The question is how classification quality can be measured. Often vendors give you ONE number: “Our success rate is 95%!” If you see this you can as well walk away. It is a useless statement. First it does not tell you how the success is measured. Secondly it does not say anything about errors or false positives. Quality of any recognition system always needs to be characterized with two numbers. Let me give you an explanation of what you need to ask for:
Quality of classification is measured using precision and recall testing a reference set that has been manually defined and tagged. While precision gives the percentage of documents that have been classified correctly with respect to all classified documents, recall is the number of documents classified into a class with respect to the total number of documents in the reference set of this class.
In a simple graph, these sets can be shown: The quality is first determined for one class. All documents of the reference set in the light green ellipse are divided into two sets: The documents that belong to class A – and the documents that do not belong to class A. These sets are defined by the red line and are established by manually tagging the documents in the reference set. The classifier, however, will perform a slightly different separation depicted by the blue line. After the classification of all documents in the set we arrive with 3 subsets: “a” contains all correctly classified documents, “b” the incorrectly classified documents and “c” the documents that should have been classified into class A but were not recalled. Using these sets the following quality measures are defined: Precision = a / (a+b) and Recall = a / (a+c). To obtain a global value of quality for the complete taxonomy the weighted averages of all classes are used (also called micro average).
In document input, a precision of more than 95% is desirable in most cases. Normally this cannot be achieved without introducing a threshold that limits the results to documents that are above the predefined confidence for classification. The threshold can be defined for each class and has the effect to create another subset of documents, the rejected or unknown documents.
The threshold will reduce the false positives (set b). The higher the required confidence, the fewer documents are erroneously classified. Unfortunately the threshold will also reduce the number of correctly (but less confidently) classified documents as is shown in the graph. A good classifier is characterized by reducing the false positives faster than the true positives thus increasing precision faster than decreasing recall.
In a pragmatic setup the designer of the classification scheme will set precision to the value as obtained in manual classification which is about 96%. The resulting recall (which could be around 80%) is a direct measure for the productivity gain of the automated classification system as all the rejects must be manually classified as before. In certain cases it is necessary to have a higher precision (e.g. for sensitive documents) or a higher recall might be preferred. The threshold allows you to choose the desired scenario.
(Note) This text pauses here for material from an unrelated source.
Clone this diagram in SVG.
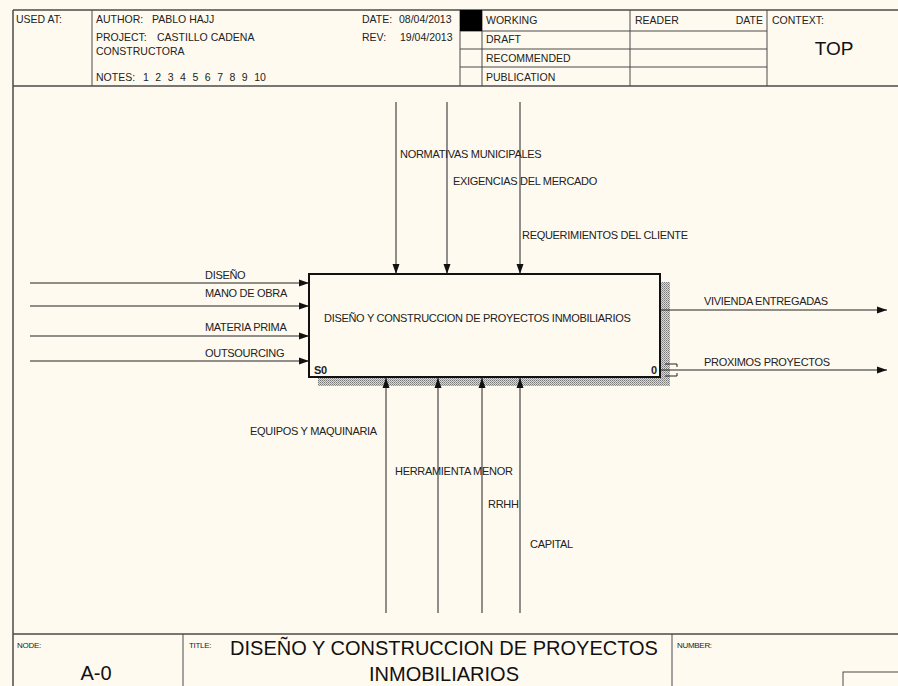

The relation between precision and recall for the complete document set can be shown in the precision-recall graph. Here the respective percentages of false positives and correctly classified documents in a tagged reference set are depicted as a function of the selected threshold. With a threshold of zero recall and precision are obviously identical as every document that is not recalled correctly in one class will appear as a false positive in another class. With the introduction of thresholds false positives will be avoided but also the recall will be reduced. A good classifier shows a steady gradient of the curves with no bumps and will allow the system designer to precisely select the threshold as required by the business needs of the organization.